In the Special Region of Yogyakarta, these dynamics can be seen in different ways. In Gunungkidul Regency, CFN has supported efforts to strengthen planning and institutional coordination around social forestry and local livelihoods. Meanwhile, in Parangtritis Village, an independently developed women-led waste management initiative has emerged as a local example of how community-driven environmental action can generate both social and economic value. The initiative was highlighted through earlier CFN-supported learning and assessment processes as a promising example of locally rooted climate-relevant action.

Gunungkidul: Letting Forests and Futures Grow Together

Photograph of a diverse group posing outside a yellow building.

 

When CFN began engaging in Gunungkidul in 2024, many climate relevant practices were already well established. What remained  What remained challenging was connecting them into a more integrated system that could support long-term sustainability, stronger market access, and future financing opportunities. CFN’s early support therefore focused on capacity building and facilitation, enabling local actors to see forest-based livelihoods not only as environmental practices, but as part of a broader climate and economic system.

This process led to the development of an Integrated Area Development (IAD) masterplan for social forestry in Gunungkidul. The process brought together farmers, community groups, cooperatives, local government, and technical partners to move beyond fragmented, sectoral planning. Forest management, agroforestry, enterprise development, and market access were treated as interconnected components of a single economic and ecological landscape.

A central institution within this system is Koperasi Wana Manunggal Lestari (KWML), a cooperative that has gradually grown into an important intermediary institution within the local forestry value chain. The cooperative aggregates timber, supports certification processes, and helps connect farmers to markets and financing opportunities. In doing so, it strengthens farmers’ bargaining position and reduces dependence on informal supply chains that often limit economic returns. The IAD, piloted in KWML, was intended as a blueprint to scale up the cooperatives business flow.

Speaker with blurred face holds a microphone in a room; no-smoking sign on wall.

 

“This programme is intended to strengthen social forestry enterprises. The next step is to consolidate programmes and partnerships within an Integrated Area Development framework that can support sustainable livelihoods and resilience,” said Puji Raharjo, production manager of KWML. 
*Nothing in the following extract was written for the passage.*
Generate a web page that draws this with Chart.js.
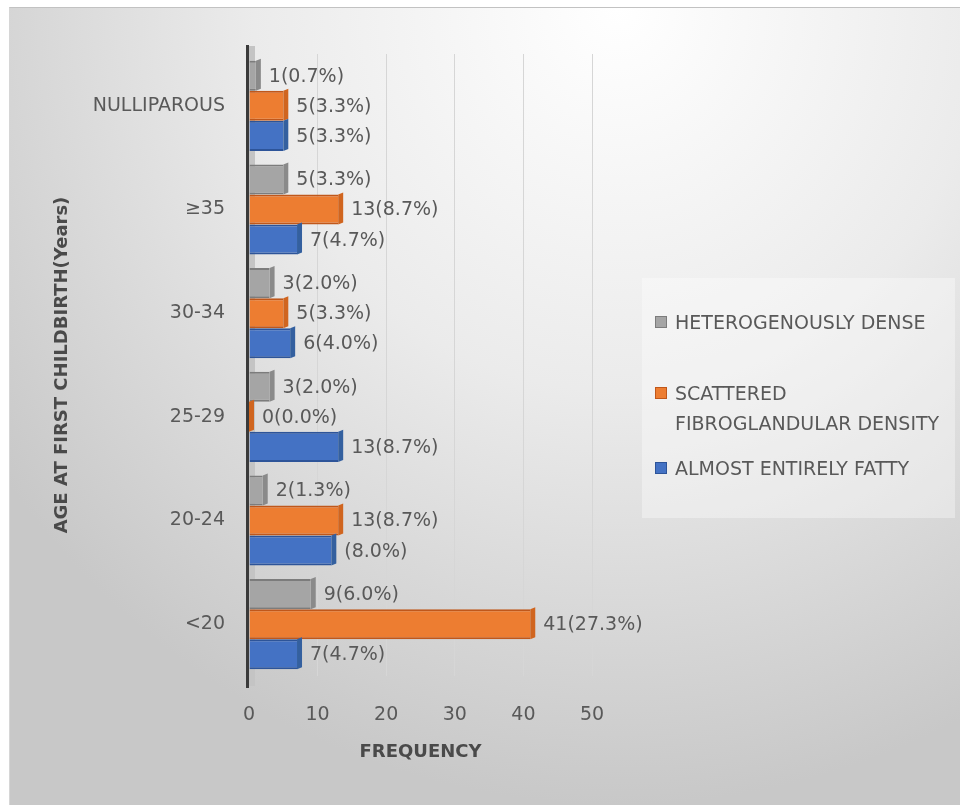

The IAD masterplan also addressed longstanding challenges in the forestry value chain, including harvesting systems, processing capacity, aggregation mechanism and market access. Strengthening KWML’s role as an incubator and aggregator was identified as critical to preparing the landscape for future blended finance opportunities involving public funds, revolving loan schemes, and responsible private sector engagement.

 

Parangtritis: Turning Waste into Opportunity

Several hours south of Gunungkidul, along Yogyakarta’s coastline, Parangtritis faces a different environmental challenge. As a major tourism destination, the area supports many local livelihoods, but it also generates large volumes of plastic waste that accumulate along beaches, rivers, and waterways. Over time, managing this waste has relied heavily on communitylevcommunity level particularly in the absence of sufficient formal services.

 

In response, a women-led group emerged to introduce a new approach to waste management. With support from the Office of Women’s Empowerment, Child Protection, and Population Control of the Special Region of Yogyakarta’s Desa Prima initiative, the Mutiara Selatan (Southern Pearl) women’s group adopted a circular waste management model that links climate and environmental protection with local livelihoods.
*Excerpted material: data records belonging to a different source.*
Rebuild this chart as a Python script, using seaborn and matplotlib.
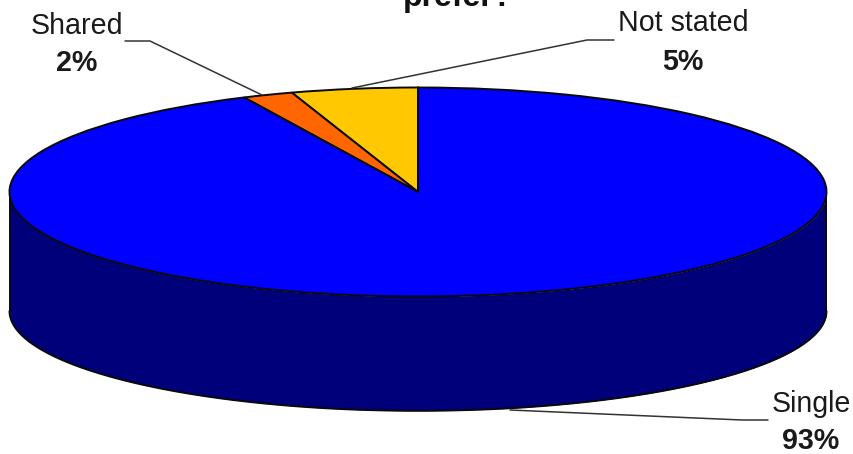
import numpy as np
import matplotlib
matplotlib.use("Agg")
import matplotlib.pyplot as plt
import seaborn as sns

# Survey answers, in pie order going counter-clockwise from twelve o'clock
categories = ["Not stated", "Shared", "Single"]
shares = [5, 2, 93]
top_colors = ["#FFC800", "#FF6600", "#0000FF"]
side_color = "#00007A"

sns.set_theme(style="white")
plt.rcParams["font.family"] = ["Liberation Sans", "DejaVu Sans"]

WIDTH, HEIGHT = 854, 454
CX, CY, RX, RY = 418, 192, 408.5, 104.5
DEPTH = 119 / RY
BOTTOM_SQUASH = 0.955
FONT = 20.6
INK = "#1a1a1a"

fig = plt.figure(figsize=(WIDTH / 100, HEIGHT / 100), dpi=100, facecolor="white")

# The pie lives in an unequal-aspect axes, which flattens the disc into an ellipse
ax = fig.add_axes([0, 0, 1, 1])
wedges, _ = ax.pie(
    shares,
    colors=top_colors,
    startangle=90,
    counterclock=True,
    radius=1,
    wedgeprops={"edgecolor": "#0a0a0a", "linewidth": 1.4, "zorder": 3},
)
ax.set_aspect("auto")
ax.set_xlim(-CX / RX, (WIDTH - CX) / RX)
ax.set_ylim((CY - HEIGHT) / RY, CY / RY)
ax.axis("off")

# Visible rim of the disc: the lower half of the ellipse, pushed down by the depth
t = np.linspace(np.pi, 2 * np.pi, 300)
rim_x, rim_y = np.cos(t), np.sin(t)
floor_y = BOTTOM_SQUASH * rim_y - DEPTH
ax.fill_between(rim_x, floor_y, rim_y, color=side_color, linewidth=0, zorder=1)
ax.plot(rim_x, floor_y, color="#0a0a0a", lw=1.4, zorder=2)
ax.plot([-1, -1], [0, -DEPTH], color="#0a0a0a", lw=1.4, zorder=2)
ax.plot([1, 1], [0, -DEPTH], color="#0a0a0a", lw=1.4, zorder=2)


def to_data(px, py):
    return (px - CX) / RX, (CY - py) / RY


def leader(points):
    xy = np.array([to_data(*p) for p in points])
    ax.plot(xy[:, 0], xy[:, 1], color="#333333", lw=1.1, zorder=4, clip_on=False)


def label(name, value, px, name_y, value_y):
    ax.text(*to_data(px, name_y), name, ha="center", va="center",
            fontsize=FONT, color=INK)
    ax.text(*to_data(px, value_y), f"{value}%", ha="center", va="center",
            fontsize=FONT, color=INK, fontweight="bold")


leader([(125, 41), (150, 41), (262, 95)])
leader([(614, 40), (587, 40), (352, 88)])
leader([(768, 420), (742, 420), (510, 410)])

label(categories[1], shares[1], 77, 26, 63)
label(categories[0], shares[0], 683, 23, 62)
label(categories[2], shares[2], 811, 404, 441)

# The chart heading runs off the top edge; only its last line shows
ax.text(*to_data(458, 6), "prefer?", ha="center", va="baseline",
        fontsize=23, color="#111111", fontweight="bold")

fig.savefig("out.png", dpi=100, facecolor="white")
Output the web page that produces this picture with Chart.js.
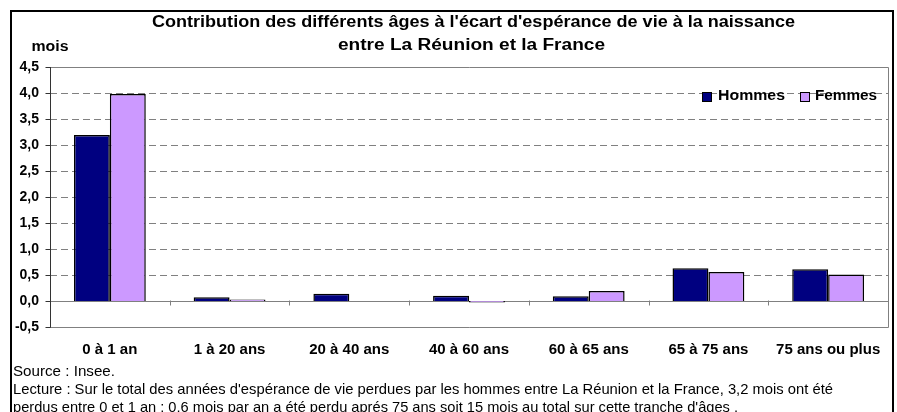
<!DOCTYPE html>
<html>
<head>
<meta charset="utf-8">
<script src="https://cdn.jsdelivr.net/npm/chart.js@4/dist/chart.umd.min.js"></script>
<style>
  html, body { margin: 0; padding: 0; background: #fff; }
  #wrap { width: 897px; height: 412px; position: relative; }
</style>
</head>
<body>
<div id="wrap"><canvas id="c"></canvas></div>
<script>
// ---- data (in months) ----
const categories = ['0 à 1 an', '1 à 20 ans', '20 à 40 ans', '40 à 60 ans', '60 à 65 ans', '65 à 75 ans', '75 ans ou plus'];
const hommes = [3.19, 0.07, 0.14, 0.10, 0.09, 0.63, 0.61];
const femmes = [3.98, 0.03, 0.0, -0.03, 0.19, 0.56, 0.51];
const yMin = -0.5, yMax = 4.5, yStep = 0.5;

const titleLines = [
  "Contribution des différents âges à l'écart d'espérance de vie à la naissance",
  'entre La Réunion et la France',
];
const yUnit = 'mois';
const footLines = [
  'Source : Insee.',
  "Lecture : Sur le total des années d'espérance de vie perdues par les hommes entre La Réunion et la France, 3,2 mois ont été",
  "perdus entre 0 et 1 an : 0,6 mois par an a été perdu aprés 75 ans soit 15 mois au total sur cette tranche d'âges .",
];

const C = { navy: '#000080', lilac: '#CC99FF', grid: '#808080', ink: '#000000' };
const FONT = "'Liberation Sans', Arial, sans-serif";

// text helper: optional target width -> horizontal stretch (the original is a stretched export)
function txt(ctx, s, x, y, font, align, w) {
  ctx.save();
  ctx.font = font; ctx.fillStyle = C.ink; ctx.textBaseline = 'middle';
  const m = ctx.measureText(s).width;
  const sx = w ? w / m : 1;
  let x0 = x;
  if (align === 'center') x0 = x - (m * sx) / 2;
  else if (align === 'right') x0 = x - m * sx;
  ctx.translate(x0, y); ctx.scale(sx, 1);
  ctx.textAlign = 'left';
  ctx.fillText(s, 0, 0);
  ctx.restore();
}

const excelFrame = {
  id: 'excelFrame',
  beforeDraw(chart) {
    const { ctx, width, height } = chart;
    ctx.save();
    ctx.fillStyle = '#fff'; ctx.fillRect(0, 0, width, height);
    ctx.strokeStyle = '#000'; ctx.lineWidth = 2;
    ctx.strokeRect(11, 11, 882, height + 20);
    ctx.restore();
  },
  beforeDatasetsDraw(chart) {
    const { ctx, chartArea: a, scales } = chart;
    const y = scales.y;
    ctx.save();
    ctx.lineWidth = 1;
    // dashed gridlines
    ctx.strokeStyle = C.grid; ctx.setLineDash([7, 4]);
    y.ticks.forEach(t => {
      if (t.value === 0 || t.value === yMin || t.value === yMax) return;
      const yp = Math.round(y.getPixelForValue(t.value)) + 0.5;
      ctx.beginPath(); ctx.moveTo(a.left, yp); ctx.lineTo(a.right, yp); ctx.stroke();
    });
    ctx.setLineDash([]);
    // plot frame (top / right / bottom)
    const top = Math.round(a.top) + 0.5, bot = Math.round(a.bottom) + 0.5, right = Math.round(a.right) + 0.5;
    ctx.beginPath();
    ctx.moveTo(a.left, top); ctx.lineTo(right, top); ctx.lineTo(right, bot); ctx.lineTo(a.left, bot);
    ctx.stroke();
    // zero line with category ticks
    const y0 = Math.round(y.getPixelForValue(0)) + 0.5;
    ctx.beginPath(); ctx.moveTo(a.left, y0); ctx.lineTo(a.right, y0); ctx.stroke();
    const n = categories.length;
    for (let i = 1; i <= n; i++) {
      const xp = Math.round(a.left + (a.right - a.left) * i / n) + 0.5;
      ctx.beginPath(); ctx.moveTo(xp, y0 - 1); ctx.lineTo(xp, y0 + 4); ctx.stroke();
    }
    // y axis + outward ticks
    ctx.strokeStyle = '#333';
    const xl = Math.round(a.left) + 0.5;
    ctx.beginPath(); ctx.moveTo(xl, a.top); ctx.lineTo(xl, a.bottom + 0.5); ctx.stroke();
    y.ticks.forEach(t => {
      const yp = Math.round(y.getPixelForValue(t.value)) + 0.5;
      ctx.beginPath(); ctx.moveTo(xl - 5, yp); ctx.lineTo(xl, yp); ctx.stroke();
    });
    ctx.restore();
  },
  afterDraw(chart) {
    const { ctx } = chart;
    // titles
    txt(ctx, titleLines[0], 473.5, 23, `bold 16px ${FONT}`, 'center', 643);
    txt(ctx, titleLines[1], 471.5, 46, `bold 16px ${FONT}`, 'center', 267);
    txt(ctx, yUnit, 31.5, 47, `bold 14px ${FONT}`, 'left', 37);
    // legend
    const ds = chart.data.datasets;
    const leg = [{ x: 702, tx: 718, w: 67 }, { x: 800, tx: 815, w: 62 }];
    leg.forEach((l, i) => {
      ctx.save();
      ctx.fillStyle = ds[i].backgroundColor; ctx.strokeStyle = '#000'; ctx.lineWidth = 1;
      ctx.fillRect(l.x + 0.5, 92.5, 9, 9); ctx.strokeRect(l.x + 0.5, 92.5, 9, 9);
      ctx.restore();
      txt(ctx, ds[i].label, l.tx, 96, `bold 14px ${FONT}`, 'left', l.w);
    });
    // footnotes
    txt(ctx, footLines[0], 13, 372, `15px ${FONT}`, 'left', 102);
    txt(ctx, footLines[1], 13, 390, `15px ${FONT}`, 'left', 820);
    txt(ctx, footLines[2], 13, 408, `15px ${FONT}`, 'left', 725);
  },
};

new Chart(document.getElementById('c'), {
  type: 'bar',
  data: {
    labels: categories,
    datasets: [
      { label: 'Hommes', data: hommes, backgroundColor: C.navy, borderColor: '#000', borderWidth: 1.5,
        categoryPercentage: 0.6, barPercentage: 1.0 },
      { label: 'Femmes', data: femmes, backgroundColor: C.lilac, borderColor: '#000', borderWidth: 1.5,
        categoryPercentage: 0.6, barPercentage: 1.0 },
    ],
  },
  options: {
    responsive: true, maintainAspectRatio: false, animation: false,
    layout: { padding: { left: 10, right: 9, top: 67, bottom: 45 } },
    scales: {
      x: {
        grid: { display: false, drawTicks: false }, border: { display: false },
        ticks: { color: C.ink, font: { family: FONT, size: 15, weight: 'bold' }, padding: 14, maxRotation: 0 },
        afterFit: s => { s.height = 40; },
      },
      y: {
        min: yMin, max: yMax,
        grid: { display: false, drawTicks: false }, border: { display: false },
        ticks: { stepSize: yStep, color: C.ink, padding: 11,
          font: { family: FONT, size: 14, weight: 'bold' },
          callback: v => v.toFixed(1).replace('.', ',') },
        afterFit: s => { s.width = 40; },
      },
    },
    plugins: { legend: { display: false }, tooltip: { enabled: false }, title: { display: false } },
  },
  plugins: [excelFrame],
});
</script>
</body>
</html>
“Desa Prima is designed based on assessments conducted in each locality. It follows a bottomup approach, where communities identify the challenges, they face and the potential solutions to address them. This approach has contributed to increased economic productivity and strengthened women’s empowerment,” said Mala from the Office of Women’s Empowerment, Child Protection, and Population Control of the Special Region of Yogyakarta.

Some innovations emerged directly from community observations. Plastic waste shredding, for example, was proposed by local residents after recognizing that unmanaged plastic waste represented not only an environmental burden, but also a potential economic resource. The allwomen group now locally manages the waste bank and operates an Integrated Waste Processing Facility (Reduce, Reuse, Recycle / TPST 3R).

Through earlier assessments and field learning processes, CFN identified the initiative as a useful example of how locally led environmental action can simultaneously address waste management, livelihoods, and community participation.

 

The experience has helped inform broader discussions on how community-level initiatives could eventually be better connected to climate-responsive planning and financing systems without undermining the local ownership that sustains them.

 

Bridging Local Action and Climate Finance 

At the provincial level, stakeholders recognise that many climate-relevant initiatives already exist across villages and communities but are often not formally identified within climate planning and budgeting systems. 

 

Many environmentally friendly initiatives already exist at the village level, but they are often not identified or recorded as climate action due to limited technical capacity,” said Ni Made Dwipanti Indrayanti, Provincial Secretary of the Special Region of Yogyakarta.  

Gunungkidul and Parangtritis sit at different points along the same pathway. In Gunungkidul, stronger planning frameworks and institutional coordination are helping prepare local forestry systems for future financing opportunities. In Parangtritis, community leadership and women-led innovation reveal how grassroots initiatives can become the foundation for more sustainable environmental and economic systems.

Across both contexts, CFN demonstrates that climate finance is not only about funding, but about strengthening the systems, institutions, and community initiatives that allow local solutions to grow sustainably. The experiences from Yogyakarta show that when climate action is rooted in local realities, it can create lasting benefits for both people and planet (*).